WHAT YOU HAVE TO DO:
Extract the lines from the start through the line that holds "(20,31) -- (1358,31);", both included, omitting all images.

Records contained in a dataset
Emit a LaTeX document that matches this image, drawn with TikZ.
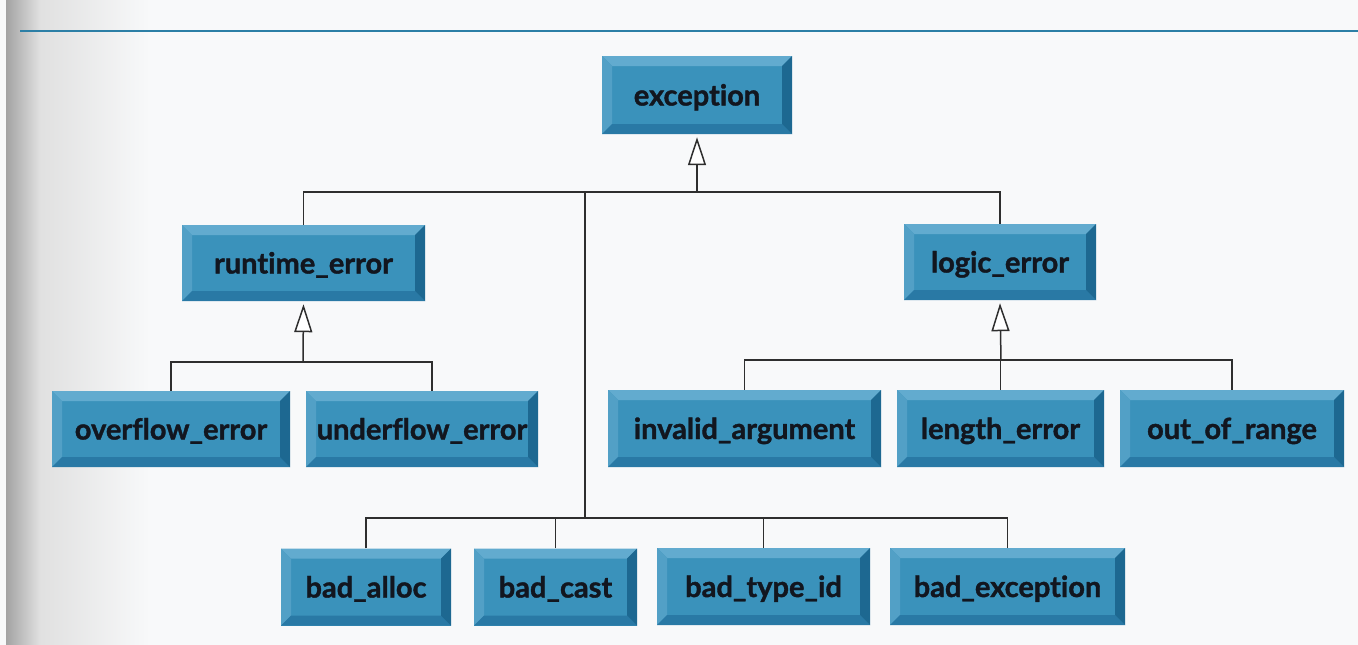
\documentclass[tikz,border=0pt]{standalone}
\usepackage{fontspec}
\setmainfont{Lato}[Ligatures={NoCommon}, BoldFeatures={FakeBold=1.3}]
\usetikzlibrary{arrows.meta}

\definecolor{paper}{HTML}{F8F9FA}
\definecolor{face}{HTML}{3A92BB}
\definecolor{bvtop}{HTML}{62ABCF}
\definecolor{bvleft}{HTML}{52A0C6}
\definecolor{bvright}{HTML}{1D6891}
\definecolor{bvbottom}{HTML}{2979A5}
\definecolor{ink}{HTML}{12161F}
\definecolor{wire}{HTML}{2E2E2E}
\definecolor{rule}{HTML}{2C7FA6}

\newcommand{\bv}{10pt}
\newcommand{\ppb}{path picture bounding box}

\tikzset{
  cls/.style={rectangle, inner sep=0pt, fill=face, text=ink,
    text height=25pt, text depth=4pt,
    font=\fontsize{29}{34}\selectfont\bfseries,
    path picture={
      % top bevel
      \fill[bvtop] (\ppb.north west) -- (\ppb.north east)
        -- ([xshift=-\bv,yshift=-\bv]\ppb.north east)
        -- ([xshift=\bv,yshift=-\bv]\ppb.north west) -- cycle;
      % left bevel
      \fill[bvleft] (\ppb.north west) -- ([xshift=\bv,yshift=-\bv]\ppb.north west)
        -- ([xshift=\bv,yshift=\bv]\ppb.south west) -- (\ppb.south west) -- cycle;
      % bottom bevel
      \fill[bvbottom] (\ppb.south west) -- (\ppb.south east)
        -- ([xshift=-\bv,yshift=\bv]\ppb.south east)
        -- ([xshift=\bv,yshift=\bv]\ppb.south west) -- cycle;
      % right bevel
      \fill[bvright] (\ppb.north east) -- ([xshift=-\bv,yshift=-\bv]\ppb.north east)
        -- ([xshift=-\bv,yshift=\bv]\ppb.south east) -- (\ppb.south east) -- cycle;
    }},
  link/.style={draw=wire, line width=1.5pt},
  inherit/.style={link,
    -{Triangle[length=28pt, width=18pt, fill=white, line width=1.5pt]}},
}

\begin{document}
\begin{tikzpicture}[x=1pt, y=-1pt]
  \useasboundingbox (0,0) rectangle (1358,645);
  \fill[paper] (0,0) rectangle (1358,645);
  % shadow of the binding along the left edge
  \shade[left color=black!36, right color=black!12] (6,0) rectangle (40,645);
  \shade[left color=black!12, right color=paper] (40,0) rectangle (150,645);
  % running rule at the top of the page
  \draw[rule, line width=2pt] (20,31) -- (1358,31);

  % classes
  \node[cls, minimum width=190pt, minimum height=78pt] (exc) at (697,95) {exception};
  \node[cls, minimum width=243pt, minimum height=76pt] (rt)  at (303.5,263) {runtime\_error};
  \node[cls, minimum width=192pt, minimum height=76pt] (lg)  at (1000,262) {logic\_error};

  \node[cls, minimum width=238pt, minimum height=76pt] (ov)  at (171,429) {overflow\_error};
  \node[cls, minimum width=232pt, minimum height=76pt] (uf)  at (422,429) {underflow\_error};
  \node[cls, minimum width=273pt, minimum height=77pt] (ia)  at (744.5,428.5) {invalid\_argument};
  \node[cls, minimum width=207pt, minimum height=77pt] (le)  at (1000.5,428.5) {length\_error};
  \node[cls, minimum width=224pt, minimum height=77pt] (oor) at (1232,428.5) {out\_of\_range};

  \node[cls, minimum width=170pt, minimum height=77pt] (ba)  at (366,587) {bad\_alloc};
  \node[cls, minimum width=163pt, minimum height=77pt] (bc)  at (555.5,587) {bad\_cast};
  \node[cls, minimum width=213pt, minimum height=77pt] (bt)  at (763.5,586.5) {bad\_type\_id};
  \node[cls, minimum width=235pt, minimum height=77pt] (be)  at (1007.5,586.5) {bad\_exception};

  % bus points
  \coordinate (hub)   at (697,192);
  \coordinate (drop)  at (585,192);
  \coordinate (busC)  at (585,518);
  \coordinate (rtbus) at (303,362);
  \coordinate (lgbus) at (1001,360);
  \coordinate (ufdrop) at ([xshift=10pt]uf.north);

  % exception and its direct subclasses
  \draw[inherit] (hub) -- ([yshift=-3pt]exc.south);
  \draw[link] (rt.north) -- (rt.north |- hub) -- (lg.north |- hub) -- (lg.north);
  \draw[link] (drop) -- (busC);
  \draw[link] (ba.north) -- (ba.north |- busC) -- (be.north |- busC) -- (be.north);
  \draw[link] (bc.north) -- (bc.north |- busC);
  \draw[link] (bt.north) -- (bt.north |- busC);

  % runtime_error subclasses
  \draw[inherit] (rtbus) -- ([yshift=-3pt]rt.south);
  \draw[link] (ov.north) -- (ov.north |- rtbus) -- (ufdrop |- rtbus) -- (ufdrop);

  % logic_error subclasses
  \draw[inherit] (lgbus) -- ([yshift=-3pt]lg.south);
  \draw[link] (ia.north) -- (ia.north |- lgbus) -- (oor.north |- lgbus) -- (oor.north);
  \draw[link] (le.north) -- (le.north |- lgbus);
\end{tikzpicture}
\end{document}
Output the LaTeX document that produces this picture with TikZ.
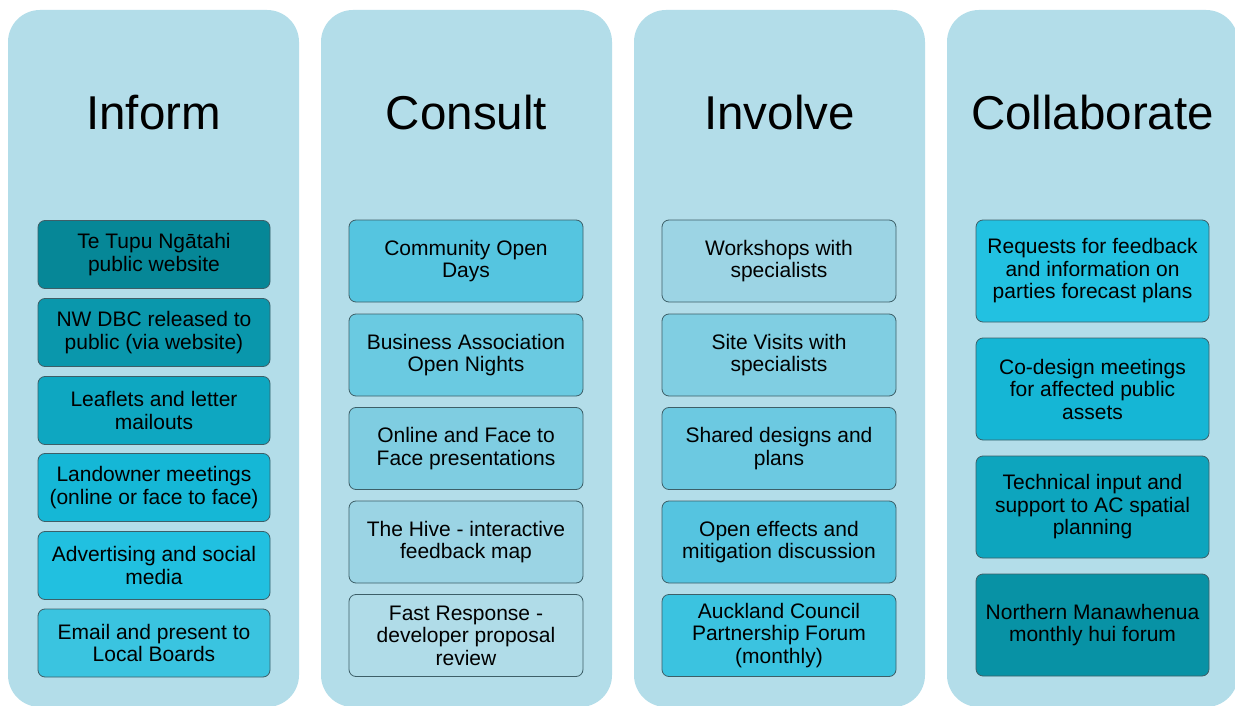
\documentclass[tikz,border=0pt]{standalone}
\usepackage{fontspec}
\setmainfont{Liberation Sans}
\definecolor{panelc}{HTML}{B3DDE9}
\definecolor{edgec}{HTML}{3D5F68}
\definecolor{ia}{HTML}{068797}
\definecolor{ib}{HTML}{0A97AC}
\definecolor{ic}{HTML}{0EA7C1}
\definecolor{id}{HTML}{15B7D6}
\definecolor{ie}{HTML}{21C0E0}
\definecolor{if}{HTML}{3AC4E0}
\definecolor{ca}{HTML}{55C5E0}
\definecolor{cb}{HTML}{6ACAE1}
\definecolor{cc}{HTML}{7FCDE1}
\definecolor{cd}{HTML}{9BD4E4}
\definecolor{ce}{HTML}{B0DCE8}
\definecolor{va}{HTML}{9CD4E4}
\definecolor{vb}{HTML}{80CEE2}
\definecolor{vc}{HTML}{6CC9E1}
\definecolor{vd}{HTML}{55C4E0}
\definecolor{ve}{HTML}{3BC3E0}
\definecolor{la}{HTML}{22C1E1}
\definecolor{lb}{HTML}{15B6D5}
\definecolor{lc}{HTML}{0DA5BE}
\definecolor{ld}{HTML}{0892A5}
\tikzset{
  panel/.style={fill=panelc, draw=none, rounded corners=32pt, minimum width=291pt, minimum height=697pt, inner sep=0pt},
  ptitle/.style={anchor=base, inner sep=0pt, font=\fontsize{47.5}{50}\selectfont},
  itembox/.style={draw=edgec, line width=0.8pt, rounded corners=7pt, align=center, inner sep=0pt,
    font=\fontsize{21}{22.5}\selectfont},
  ibox/.style={itembox, minimum width=232pt, minimum height=68pt},
  cbox/.style={itembox, minimum width=234pt, minimum height=82pt},
  lbox/.style={itembox, minimum width=233pt, minimum height=102pt}
}
\begin{document}
\begin{tikzpicture}[x=1pt, y=-1pt]
\useasboundingbox (0,0) rectangle (1235,706);
\clip (0,0) rectangle (1235,706);
\fill[white] (0,0) rectangle (1235,706);
% panels
\node[panel] (p1) at (153.5,358.5) {};
\node[panel] (p2) at (466.5,358.5) {};
\node[panel] (p3) at (779.5,358.5) {};
\node[panel] (p4) at (1092.5,358.5) {};
% titles
\node[ptitle] (t1) at (153.5,130) {Inform};
\node[ptitle] (t2) at (466.5,130) {Consult};
\node[ptitle] (t3) at (779.5,130) {Involve};
\node[ptitle] (t4) at (1092.5,130) {Collaborate};
% Inform
\node[ibox, fill=ia] (i1) at (154,254.5) {Te Tupu Ngātahi\\public website};
\node[ibox, fill=ib] (i2) at (154,332.5) {NW DBC released to\\public (via website)};
\node[ibox, fill=ic] (i3) at (154,410.5) {Leaflets and letter\\mailouts};
\node[ibox, fill=id] (i4) at (154,487.5) {Landowner meetings\\(online or face to face)};
\node[ibox, fill=ie] (i5) at (154,565.5) {Advertising and social\\media};
\node[ibox, fill=if] (i6) at (154,643) {Email and present to\\Local Boards};
% Consult
\node[cbox, fill=ca] (c1) at (466,261) {Community Open\\Days};
\node[cbox, fill=cb] (c2) at (466,355) {Business Association\\Open Nights};
\node[cbox, fill=cc] (c3) at (466,448.5) {Online and Face to\\Face presentations};
\node[cbox, fill=cd] (c4) at (466,542) {The Hive - interactive\\feedback map};
\node[cbox, fill=ce] (c5) at (466,635.5) {Fast Response -\\developer proposal\\review};
% Involve
\node[cbox, fill=va] (v1) at (779,261) {Workshops with\\specialists};
\node[cbox, fill=vb] (v2) at (779,355) {Site Visits with\\specialists};
\node[cbox, fill=vc] (v3) at (779,448.5) {Shared designs and\\plans};
\node[cbox, fill=vd] (v4) at (779,542) {Open effects and\\mitigation discussion};
\node[cbox, fill=ve] (v5) at (779,635.5) {Auckland Council\\Partnership Forum\\(monthly)};
% Collaborate
\node[lbox, fill=la] (l1) at (1092.5,271) {Requests for feedback\\and information on\\parties forecast plans};
\node[lbox, fill=lb] (l2) at (1092.5,389) {Co-design meetings\\for affected public\\assets};
\node[lbox, fill=lc] (l3) at (1092.5,507) {Technical input and\\support to AC spatial\\planning};
\node[lbox, fill=ld] (l4) at (1092.5,625) {Northern Manawhenua\\monthly hui forum};
\end{tikzpicture}
\end{document}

RESPONSE FOR THIS EXERCISE:
Emit a LaTeX document that matches this image, drawn with TikZ.
\documentclass[tikz,border=0pt]{standalone}
\usepackage{fontspec}
\setmainfont{Lato}[Ligatures={NoCommon}, BoldFeatures={FakeBold=1.3}]
\usetikzlibrary{arrows.meta}

\definecolor{paper}{HTML}{F8F9FA}
\definecolor{face}{HTML}{3A92BB}
\definecolor{bvtop}{HTML}{62ABCF}
\definecolor{bvleft}{HTML}{52A0C6}
\definecolor{bvright}{HTML}{1D6891}
\definecolor{bvbottom}{HTML}{2979A5}
\definecolor{ink}{HTML}{12161F}
\definecolor{wire}{HTML}{2E2E2E}
\definecolor{rule}{HTML}{2C7FA6}

\newcommand{\bv}{10pt}
\newcommand{\ppb}{path picture bounding box}

\tikzset{
  cls/.style={rectangle, inner sep=0pt, fill=face, text=ink,
    text height=25pt, text depth=4pt,
    font=\fontsize{29}{34}\selectfont\bfseries,
    path picture={
      % top bevel
      \fill[bvtop] (\ppb.north west) -- (\ppb.north east)
        -- ([xshift=-\bv,yshift=-\bv]\ppb.north east)
        -- ([xshift=\bv,yshift=-\bv]\ppb.north west) -- cycle;
      % left bevel
      \fill[bvleft] (\ppb.north west) -- ([xshift=\bv,yshift=-\bv]\ppb.north west)
        -- ([xshift=\bv,yshift=\bv]\ppb.south west) -- (\ppb.south west) -- cycle;
      % bottom bevel
      \fill[bvbottom] (\ppb.south west) -- (\ppb.south east)
        -- ([xshift=-\bv,yshift=\bv]\ppb.south east)
        -- ([xshift=\bv,yshift=\bv]\ppb.south west) -- cycle;
      % right bevel
      \fill[bvright] (\ppb.north east) -- ([xshift=-\bv,yshift=-\bv]\ppb.north east)
        -- ([xshift=-\bv,yshift=\bv]\ppb.south east) -- (\ppb.south east) -- cycle;
    }},
  link/.style={draw=wire, line width=1.5pt},
  inherit/.style={link,
    -{Triangle[length=28pt, width=18pt, fill=white, line width=1.5pt]}},
}

\begin{document}
\begin{tikzpicture}[x=1pt, y=-1pt]
  \useasboundingbox (0,0) rectangle (1358,645);
  \fill[paper] (0,0) rectangle (1358,645);
  % shadow of the binding along the left edge
  \shade[left color=black!36, right color=black!12] (6,0) rectangle (40,645);
  \shade[left color=black!12, right color=paper] (40,0) rectangle (150,645);
  % running rule at the top of the page
  \draw[rule, line width=2pt] (20,31) -- (1358,31);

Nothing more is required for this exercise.